The four “Essays” in Part II are on a variety of Lem’s works, with playful, obscure subtitles that only hint at the Lem works considered: “Game, Set, Lem,” “Betrization Is the Worst Solution … Except for All Others”—“betrization” is a term coined in Lem’s 1961 novel  Return from the Stars,” “Errare Humanum Est,” and “A Beachbook for Intellectuals”—its last two sections is on Lem’s 1976 novel The Chain of Chance, which Swirski compares with Walker Percy’s 1987 last novel Thanatos Syndrome and calls it “Lem at his ‘entertaining’ best” (163). The last two essays in “Part III: Coda” are on Lem’s last work translated into English, Fiasco (1987), and on The Blink of an Eye (2000), Lem’s last novel, which “ends with a stunning, if perhaps appropriate, farewell to the old millennium […] the final five words in the Book: ‘Happy End of the World’”—and those are also Swirski’s final words as well. (The apparatus sections of the book are “Appendix: Stanisław Lem Books” in order of composition with translated titles (187-189), “Works Cited” (190-195), and “Index” (198-203)).

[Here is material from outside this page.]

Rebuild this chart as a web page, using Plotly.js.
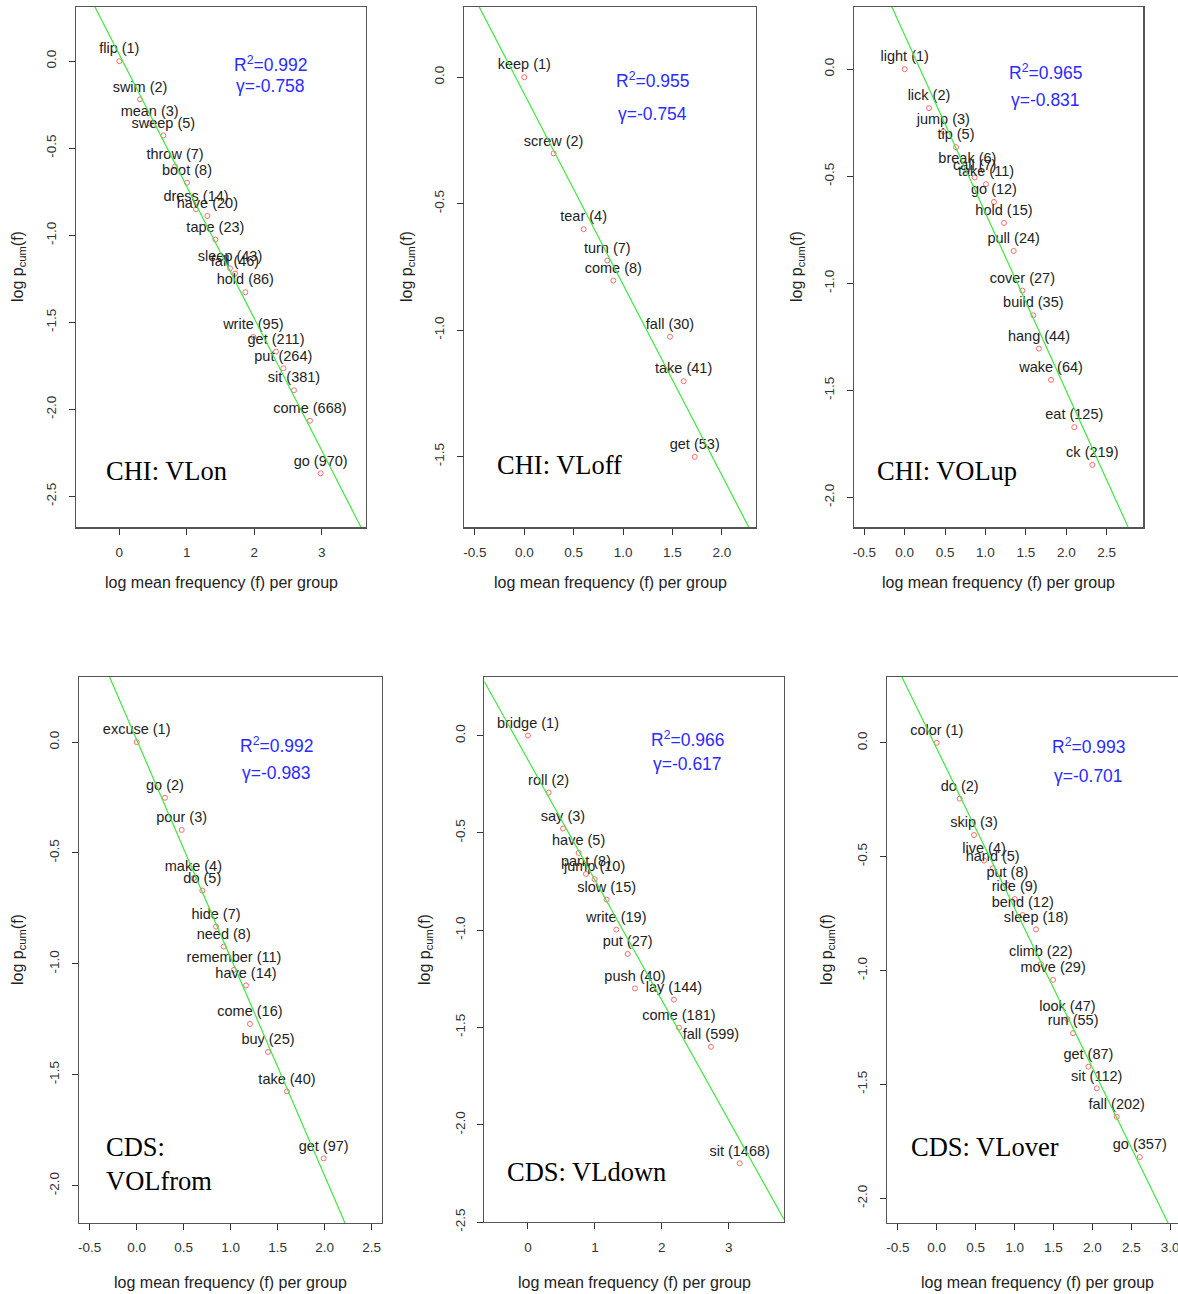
<!DOCTYPE html>
<html><head><meta charset="utf-8">
<script src="https://cdn.plot.ly/plotly-3.0.1.min.js"></script>
<style>html,body{margin:0;padding:0;background:#fff}#chart{width:1178px;height:1294px}</style>
</head><body><div id="chart"></div>
<script>
// ---------- data ----------
const panelNames = ["CHI: VLon", "CHI: VLoff", "CHI: VOLup", "CDS:<br>VOLfrom", "CDS: VLdown", "CDS: VLover"];
const rSquared = ["0.992", "0.955", "0.965", "0.992", "0.966", "0.993"];
const gammaVals = [-0.758, -0.754, -0.831, -0.983, -0.617, -0.701];
const lineIntercepts = [0.038, -0.066, 0.159, 0.010, -0.125, -0.025];

const vlonLabels = ["flip (1)","swim (2)","mean (3)","sweep (5)","throw (7)","boot (8)","dress (14)","have (20)","tape (23)","sleep (43)","fall (46)","hold (86)","write (95)","get (211)","put (264)","sit (381)","come (668)","go (970)"];
const vlonX = [0, 0.307, 0.45, 0.652, 0.826, 1.003, 1.137, 1.305, 1.424, 1.641, 1.715, 1.868, 1.987, 2.323, 2.431, 2.589, 2.826, 2.985];
const vlonY = [0, -0.219, -0.357, -0.426, -0.604, -0.698, -0.85, -0.889, -1.025, -1.19, -1.22, -1.327, -1.584, -1.668, -1.764, -1.89, -2.065, -2.367];

const vloffLabels = ["keep (1)","screw (2)","tear (4)","turn (7)","come (8)","fall (30)","take (41)","get (53)"];
const vloffX = [0, 0.297, 0.601, 0.84, 0.901, 1.475, 1.613, 1.725];
const vloffY = [0, -0.301, -0.601, -0.725, -0.804, -1.026, -1.202, -1.501];

const volupLabels = ["light (1)","lick (2)","jump (3)","tip (5)","break (6)","call (7)","take (11)","go (12)","hold (15)","pull (24)","cover (27)","build (35)","hang (44)","wake (64)","eat (125)","ck (219)"];
const volupX = [0, 0.301, 0.478, 0.635, 0.776, 0.866, 1.006, 1.105, 1.229, 1.349, 1.456, 1.592, 1.662, 1.811, 2.099, 2.322];
const volupY = [0, -0.182, -0.291, -0.364, -0.474, -0.506, -0.537, -0.62, -0.718, -0.849, -1.034, -1.149, -1.305, -1.451, -1.672, -1.848];

const volfromLabels = ["excuse (1)","go (2)","pour (3)","make (4)","do (5)","hide (7)","need (8)","remember (11)","have (14)","come (16)","buy (25)","take (40)","get (97)"];
const volfromX = [0, 0.301, 0.479, 0.603, 0.698, 0.844, 0.926, 1.035, 1.163, 1.205, 1.397, 1.599, 1.989];
const volfromY = [0, -0.251, -0.396, -0.614, -0.67, -0.832, -0.922, -1.027, -1.097, -1.271, -1.397, -1.575, -1.877];

const vldownLabels = ["bridge (1)","roll (2)","say (3)","have (5)","pant (8)","jump (10)","slow (15)","write (19)","put (27)","push (40)","lay (144)","come (181)","fall (599)","sit (1468)"];
const vldownX = [0, 0.309, 0.523, 0.757, 0.867, 0.996, 1.176, 1.32, 1.49, 1.599, 2.182, 2.257, 2.735, 3.164];
const vldownY = [0, -0.293, -0.478, -0.603, -0.711, -0.738, -0.843, -0.997, -1.122, -1.299, -1.357, -1.501, -1.599, -2.198];

const vloverLabels = ["color (1)","do (2)","skip (3)","live (4)","hand (5)","put (8)","ride (9)","bend (12)","sleep (18)","climb (22)","move (29)","look (47)","run (55)","get (87)","sit (112)","fall (202)","go (357)"];
const vloverX = [0, 0.295, 0.479, 0.608, 0.719, 0.908, 1.002, 1.105, 1.276, 1.337, 1.495, 1.679, 1.752, 1.949, 2.056, 2.313, 2.609];
const vloverY = [0, -0.245, -0.405, -0.517, -0.551, -0.624, -0.686, -0.756, -0.819, -0.972, -1.041, -1.213, -1.275, -1.422, -1.517, -1.642, -1.819];

// tick labels
const xTicksVLon = ["0","1","2","3"];
const xTicksVLoff = ["-0.5","0.0","0.5","1.0","1.5","2.0"];
const xTicksVOLup = ["-0.5","0.0","0.5","1.0","1.5","2.0","2.5"];
const xTicksVOLfrom = ["-0.5","0.0","0.5","1.0","1.5","2.0","2.5"];
const xTicksVLdown = ["0","1","2","3"];
const xTicksVLover = ["-0.5","0.0","0.5","1.0","1.5","2.0","2.5","3.0"];
const yTicksVLon = ["0.0","-0.5","-1.0","-1.5","-2.0","-2.5"];
const yTicksVLoff = ["0.0","-0.5","-1.0","-1.5"];
const yTicksVOLup = ["0.0","-0.5","-1.0","-1.5","-2.0"];
const yTicksVOLfrom = ["0.0","-0.5","-1.0","-1.5","-2.0"];
const yTicksVLdown = ["0.0","-0.5","-1.0","-1.5","-2.0","-2.5"];
const yTicksVLover = ["0.0","-0.5","-1.0","-1.5","-2.0"];

// ---------- layout geometry (pixels) ----------
const W = 1178, H = 1294;
const SANS = "Liberation Sans, Arial, Helvetica, sans-serif";
const SERIF = "Liberation Serif, Times New Roman, serif";

const series = [
  {labels: vlonLabels, x: vlonX, y: vlonY, xt: xTicksVLon, yt: yTicksVLon},
  {labels: vloffLabels, x: vloffX, y: vloffY, xt: xTicksVLoff, yt: yTicksVLoff},
  {labels: volupLabels, x: volupX, y: volupY, xt: xTicksVOLup, yt: yTicksVOLup},
  {labels: volfromLabels, x: volfromX, y: volfromY, xt: xTicksVOLfrom, yt: yTicksVOLfrom},
  {labels: vldownLabels, x: vldownX, y: vldownY, xt: xTicksVLdown, yt: yTicksVLdown},
  {labels: vloverLabels, x: vloverX, y: vloverY, xt: xTicksVLover, yt: yTicksVLover}
];

const geo = [
  {box: [76, 365.7, 6.9, 527.4], xr: [-0.642, 3.652], yr: [-2.678, 0.312], stat: [270, 64, 86], name: [104, 471], xtitle: [221, 583], ytitle: [18, 267], mirrorY: true},
  {box: [464, 755.7, 6.9, 527.4], xr: [-0.610, 2.342], yr: [-1.780, 0.278], stat: [652, 80, 114], name: [495, 465], xtitle: [610, 583], ytitle: [407, 267], mirrorY: true},
  {box: [853.7, 1143.3, 6.9, 527.4], xr: [-0.631, 2.953], yr: [-2.140, 0.291], stat: [1045, 72, 100], name: [875, 471], xtitle: [998, 583], ytitle: [797, 267], mirrorY: true},
  {box: [78.7, 382, 677, 1222.9], xr: [-0.617, 2.610], yr: [-2.168, 0.2935], stat: [276, 745, 773], name: [104, 1164], xtitle: [230, 1282], ytitle: [18, 950], mirrorY: true},
  {box: [484.3, 784, 677, 1222.1], xr: [-0.653, 3.827], yr: [-2.5, 0.301], stat: [687, 739, 764], name: [505, 1172], xtitle: [634, 1282], ytitle: [425, 950], mirrorY: true},
  {box: [886.7, 1178, 677, 1222.9], xr: [-0.643, 3.10], yr: [-2.108, 0.289], stat: [1088, 746, 776], name: [909, 1147], xtitle: [1037, 1282], ytitle: [827, 950], mirrorY: false}
];

const traces = [];
const layout = {
  width: W, height: H,
  margin: {l: 0, r: 0, t: 0, b: 0},
  paper_bgcolor: "#ffffff", plot_bgcolor: "#ffffff",
  showlegend: false,
  annotations: []
};

const px = v => v / W;
const py = v => 1 - v / H;

series.forEach((s, i) => {
  const g = geo[i];
  const n = i + 1;
  const xa = n === 1 ? "x" : "x" + n;
  const ya = n === 1 ? "y" : "y" + n;
  const xKey = n === 1 ? "xaxis" : "xaxis" + n;
  const yKey = n === 1 ? "yaxis" : "yaxis" + n;

  traces.push({
    type: "scatter", mode: "markers+text",
    x: s.x, y: s.y, text: s.labels,
    xaxis: xa, yaxis: ya,
    textposition: "top center",
    textfont: {family: SANS, size: 14.5, color: "#222"},
    marker: {symbol: "circle-open", size: 5, color: "#ff6b6b", line: {width: 1, color: "#ff6b6b"}},
    cliponaxis: false,
    hoverinfo: "skip"
  });
  traces.push({
    type: "scatter", mode: "lines",
    x: [g.xr[0], g.xr[1]],
    y: [lineIntercepts[i] + gammaVals[i] * g.xr[0], lineIntercepts[i] + gammaVals[i] * g.xr[1]],
    xaxis: xa, yaxis: ya,
    line: {color: "#3ee83e", width: 1.2},
    hoverinfo: "skip"
  });

  const axisCommon = {
    ticks: "outside", ticklen: 6, tickwidth: 1, tickcolor: "#333",
    showline: true, linecolor: "#555", linewidth: 1.2,
    showgrid: false, zeroline: false,
    tickfont: {family: SANS, size: 13.5, color: "#333"},
    tickmode: "array",
    ticklabeloverflow: "allow"
  };
  layout[xKey] = Object.assign({}, axisCommon, {
    domain: [px(g.box[0]), Math.min(1, px(g.box[1]))],
    range: g.xr, anchor: ya, mirror: true,
    tickvals: s.xt.map(Number), ticktext: s.xt,
    ticklabelstandoff: 6
  });
  layout[yKey] = Object.assign({}, axisCommon, {
    domain: [py(g.box[3]), py(g.box[2])],
    range: g.yr, anchor: xa, mirror: g.mirrorY,
    tickvals: s.yt.map(Number), ticktext: s.yt,
    tickangle: -90,
    ticklabelstandoff: 7
  });

  // R^2 and gamma
  layout.annotations.push({
    xref: "paper", yref: "paper", x: px(g.stat[0]), y: py(g.stat[1]),
    xanchor: "center", yanchor: "middle", showarrow: false,
    text: "R<sup>2</sup>=" + rSquared[i],
    font: {family: SANS, size: 17.5, color: "#2b2bff"}
  });
  layout.annotations.push({
    xref: "paper", yref: "paper", x: px(g.stat[0]), y: py(g.stat[2]),
    xanchor: "center", yanchor: "middle", showarrow: false,
    text: "γ=" + gammaVals[i].toFixed(3),
    font: {family: SANS, size: 17.5, color: "#2b2bff"}
  });
  // panel name
  layout.annotations.push({
    xref: "paper", yref: "paper", x: px(g.name[0]), y: py(g.name[1]),
    xanchor: "left", yanchor: "middle", showarrow: false, align: "left",
    text: panelNames[i],
    font: {family: SERIF, size: 26.5, color: "#000"}
  });
  // axis titles
  layout.annotations.push({
    xref: "paper", yref: "paper", x: px(g.xtitle[0]), y: py(g.xtitle[1]),
    xanchor: "center", yanchor: "middle", showarrow: false,
    text: "log mean frequency (f) per group",
    font: {family: SANS, size: 16, color: "#222"}
  });
  layout.annotations.push({
    xref: "paper", yref: "paper", x: px(g.ytitle[0]), y: py(g.ytitle[1]),
    xanchor: "center", yanchor: "middle", showarrow: false, textangle: -90,
    text: "log p<sub>cum</sub>(f)",
    font: {family: SANS, size: 16, color: "#222"}
  });
});

Plotly.newPlot("chart", traces, layout, {staticPlot: true, displayModeBar: false});
</script>
</body></html>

I was ready to make some general comments on Swirski’s book when an email from Mat Costanzo responding to a query about “foundational works that should be read by everyone for their deep insights into life and reality” turned up on a list to which I subscribe. Among other suggestions, Mat said that “Stanisław Lem is essential reading for any sci-fi enthusiasts,” and included a short 2019 article from the New Yorker by Paul Grimstad on “The Beautiful Mind-Bending of Stanisław Lem.” The same cannot be said for Swirski’s Stanisław Lem. It is a useful book that provides a fair introduction to Lem’s life work, but its style is often quirky, and its division into 112 oddly-titled segments is difficult, and may make for unnecessary confusion.


Bruce A. Beatie lives in Ohio. He is Professor of Comparative and Medieval Literature (emeritus) at Cleveland State University.